Swanson also referred to the TOPA law as "extortion." He said he hasn't been involved in a deal that forced him to make payouts because of TOPA, but he knows other landlords who have had negative experiences with the law.

“Not only is [TOPA] harmful, there are predatory companies and organizations that feed off of it, they basically hold you over a barrel on these things and extort money out of you in order to back off because they know they can," Swanson said. "They can block things for years with no good intention. If you’re an organization blocking this because you want to buy it, then buy it. But they never do, all they want you to do is pay them off. It’s extortion.”  

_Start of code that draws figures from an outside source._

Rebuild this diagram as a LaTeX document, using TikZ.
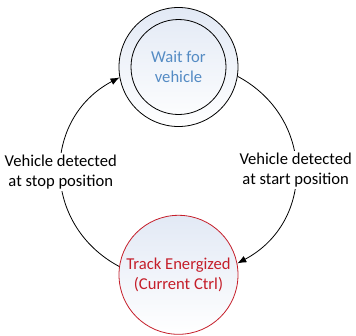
\documentclass[tikz,border=0pt]{standalone}
\usepackage{fontspec}
\setmainfont{Carlito}
\usetikzlibrary{positioning,arrows.meta}
\definecolor{statefill}{RGB}{226,233,245}
\definecolor{waitblue}{RGB}{84,139,196}
\definecolor{trackred}{RGB}{197,30,42}

\begin{document}
\begin{tikzpicture}[node distance=88pt, >={Latex[length=9pt,width=7pt]}, line width=0.8pt,
    every node/.style={
            font=\fontsize{16.6}{20}\selectfont,
            align=center
        },
        state/.style={
            circle,
            draw,
            minimum size=119pt,
            inner sep=0pt,
            top color=statefill,
            bottom color=white
        },
        initstate/.style={
            state,
            path picture={
                \draw (path picture bounding box.center) circle (47.5pt);
            }
        },
        edgelabel/.style={fill=white, inner sep=2pt}
]

    \useasboundingbox (0,0) rectangle (356pt,-335pt);

    \node [initstate, text=waitblue] (wait) at (178.5pt,-67pt) {Wait for\\vehicle};
    \node [state, draw=trackred, text=trackred, below=of wait] (track) {Track Energized\\(Current Ctrl)};

    \draw [->] (wait.-9) to [bend left=62, looseness=1.2]
        node [edgelabel, midway] {Vehicle detected\\at start position} (track.11);
    \draw [->] (track.172) to [bend left=62, looseness=1.2]
        node [edgelabel, midway] {Vehicle detected\\at stop position} (wait.190);
    %\draw [->] (track) -- (wait);
\end{tikzpicture}
\end{document}
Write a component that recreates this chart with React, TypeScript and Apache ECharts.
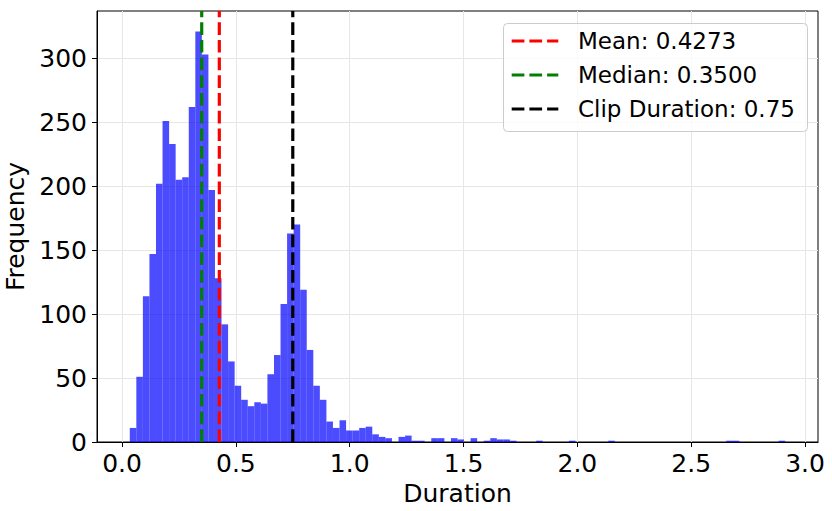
import React, { useEffect, useRef } from 'react';
import * as echarts from 'echarts';

// histogram: 100 bins between the shortest and longest clip
const counts = [
  11, 51, 114, 147, 202, 251, 233, 205, 207, 262,
  321, 303, 197, 128, 92, 63, 44, 33, 28, 31,
  30, 53, 68, 108, 163, 170, 119, 72, 44, 33,
  16, 11, 17, 9, 9, 11, 12, 6, 4, 3,
  0, 4, 5, 1, 1, 0, 3, 3, 0, 3,
  2, 0, 3, 0, 1, 3, 2, 2, 1, 0,
  0, 0, 1, 0, 0, 0, 0, 1, 0, 0,
  0, 0, 0, 1, 0, 0, 0, 0, 0, 0,
  0, 0, 0, 0, 0, 0, 0, 0, 0, 0,
  0, 1, 1, 0, 0, 0, 0, 0, 0, 1,
];
const durationMin = 0.034;
const durationMax = 2.913;

const xTicks = [0, 0.5, 1.0, 1.5, 2.0, 2.5, 3.0];
const yTicks = [0, 50, 100, 150, 200, 250, 300];

const refNames = ['Mean: 0.4273', 'Median: 0.3500', 'Clip Duration: 0.75'];
const refValues = [0.4273, 0.35, 0.75];
const refColors = ['#ff0000', '#008000', '#000000'];

const FONT = '"DejaVu Sans", Verdana, sans-serif';

const App: React.FC = () => {
  const chartRef = useRef<HTMLDivElement>(null);

  useEffect(() => {
    if (!chartRef.current) return;
    const chart = echarts.init(chartRef.current, undefined, { renderer: 'svg' });

    const binW = (durationMax - durationMin) / counts.length;
    const bins = counts.map((c, i) => [durationMin + i * binW, durationMin + (i + 1) * binW, c]);
    const span = durationMax - durationMin;
    const xMin = durationMin - span * 0.05;
    const xMax = durationMax + span * 0.05;
    const yMax = Math.max(...counts) * 1.05;

    const dash = [12.7, 5];
    const rowY = [41, 75, 109];

    const option: echarts.EChartsOption = {
      animation: false,
      grid: {
        left: 97,
        top: 11,
        right: 14,
        bottom: 69,
        show: true,
        borderColor: '#000',
        borderWidth: 1,
        outerBoundsMode: 'none',
      } as any,
      xAxis: {
        type: 'value',
        min: xMin,
        max: xMax,
        name: 'Duration',
        nameLocation: 'middle',
        nameGap: 38,
        nameTextStyle: { fontFamily: FONT, fontSize: 25, color: '#000' },
        axisLine: { show: true, onZero: false, lineStyle: { color: '#000', width: 1 } },
        axisTick: { show: true, length: 5, lineStyle: { color: '#000' }, customValues: xTicks } as any,
        axisLabel: {
          customValues: xTicks,
          formatter: (v: number) => v.toFixed(1),
          fontFamily: FONT,
          fontSize: 25,
          color: '#000',
          margin: 9,
        } as any,
        splitLine: { show: true, lineStyle: { color: '#e7e7e7', width: 1 } },
      },
      yAxis: {
        type: 'value',
        min: 0,
        max: yMax,
        name: 'Frequency',
        nameLocation: 'middle',
        nameGap: 66,
        nameTextStyle: { fontFamily: FONT, fontSize: 25, color: '#000' },
        axisLine: { show: true, onZero: false, lineStyle: { color: '#000', width: 1 } },
        axisTick: { show: true, length: 5, lineStyle: { color: '#000' }, customValues: yTicks } as any,
        axisLabel: {
          customValues: yTicks,
          fontFamily: FONT,
          fontSize: 25,
          color: '#000',
          margin: 10,
        } as any,
        splitLine: { show: true, lineStyle: { color: '#e7e7e7', width: 1 } },
      },
      series: [
        {
          type: 'custom',
          data: bins,
          encode: { x: [0, 1], y: 2 },
          renderItem: (params: any, api: any) => {
            const c = api.value(2);
            if (!c) return null;
            const p0 = api.coord([api.value(0), c]);
            const p1 = api.coord([api.value(1), 0]);
            return {
              type: 'rect',
              shape: { x: p0[0], y: p0[1], width: p1[0] - p0[0], height: p1[1] - p0[1] },
              style: { fill: 'rgba(0,0,255,0.7)' },
            };
          },
        } as any,
        ...refValues.map((v, i) => ({
          type: 'line' as const,
          name: refNames[i],
          data: [[v, 0], [v, yMax]],
          showSymbol: false,
          symbol: 'none',
          lineStyle: { color: refColors[i], width: 3.2, type: dash as any },
          z: 5,
        })),
      ],
      graphic: [
        {
          type: 'rect',
          shape: { x: 503.5, y: 23.5, width: 304, height: 108, r: 4 },
          style: { fill: 'rgba(255,255,255,0.8)', stroke: '#cccccc', lineWidth: 1 },
          z: 10,
        },
        ...refNames.map((n, i) => ({
          type: 'line' as const,
          shape: { x1: 511.7, y1: rowY[i], x2: 558.3, y2: rowY[i] },
          style: { stroke: refColors[i], lineWidth: 3.2, lineDash: dash },
          z: 11,
        })),
        ...refNames.map((n, i) => ({
          type: 'text' as const,
          x: 578,
          y: rowY[i],
          style: {
            text: n,
            fontFamily: FONT,
            fontSize: 23,
            fill: '#000',
            verticalAlign: 'middle',
          },
          z: 11,
        })),
      ] as any,
    };

    chart.setOption(option);
    return () => {
      chart.dispose();
    };
  }, []);

  return (
    <div
      ref={chartRef}
      style={{ position: 'fixed', left: 0, top: 0, width: '832px', height: '511px', background: '#fff' }}
    />
  );
};

export default App;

In addition to the laws on the books, Hunter and Bianco said the way the courts adjudicates disputes between landlords and tenants in D.C. heavily favors the latter.

"It comes not only from the policy and the legislative side, but it comes in the application of the law as well," Bianco said. "Fighting these things through the courts, the deference to the tenant side of the argument no matter what the argument is, is really frustrating for the landlords."

Hunter said the courts are especially difficult for small landlords because they often don't have enough money to pay for attorneys. 

"Large corporate entities have lawyers on retainer to go down to court, but small independent landlords have to go themselves, or are looking at additional legal costs that really eat into their bottom line," Hunter said. "It makes multifamily ownership of small properties unattractive to a lot of people, and it's making it harder for minorities and other independent investors to participate in the multifamily market."

Because of the combination of the laws and the court proceedings, Hunter described D.C. as "one of the most anti-landlord jurisdictions in the country."

Bianco said he agreed with this assessment, and he said the landscape for landlords is much easier across the Potomac River.

"When folks come up to me and say 'I'm thinking about investing in a multifamily property, what do I need to do?' My answer to them is 'buy in Virginia,'" Bianco said. 

Beyond the policy and legal changes the group is fighting for, it is also hoping to change the negative public perception of landlords. Small owners tend to be more diverse and are often family investors without the same corporate structure as larger landlords, Bianco said. 

"The assumption that landlords are inherently greedy and evil isn't true," Bianco said. "When you treat them all the same, it yields results that aren't equitable, especially the smaller the landlord gets."